I like Dan's proposed list of interested parties. My guess is that James and the Abdera crew might be very interested in this as well - and I bet that both Dan and I would want whatever appropriate support for this stuff baked in to Abdera if possible, since we both use it heavily.

+1 for a mailing list / wiki, so we can start throwing stuff up on a mutually-editable blackboard. Codehaus is fine, or we're happy to offer space for it as well. Dan, can you get this set up over there, or would you like us to do it?

Tuesday, July 1, 2008

Mule Galaxy rolls out

Hey, Mule Galaxy goes 1.0!

Congratulations to Dan and the Mule team on the release of their JCR- and APP-powered Registry. I'm looking forward to taking it for a spin, and continue to be very psyched that other vendors are traveling the same road we are with the WSO2 Registry - REST and APP are great foundations on which to build a registry/repository solution.
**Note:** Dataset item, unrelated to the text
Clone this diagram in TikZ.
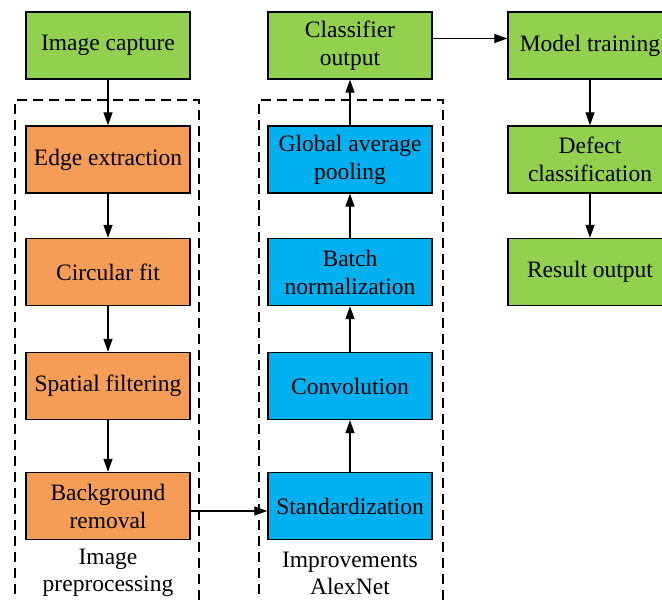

Despite some of the recent heat between our two companies, I think there are good opportunities for "coopetition", and one of those is definitely in the Registry realm. As Anne mentioned a while back, it might be nice if we got our heads together and thought about some standard models for SOA in a RESTful/APP data store. Simple example - how do I find WSDLs in the Registry which use a particular schema namespace? Can we make that work the same way across both our products?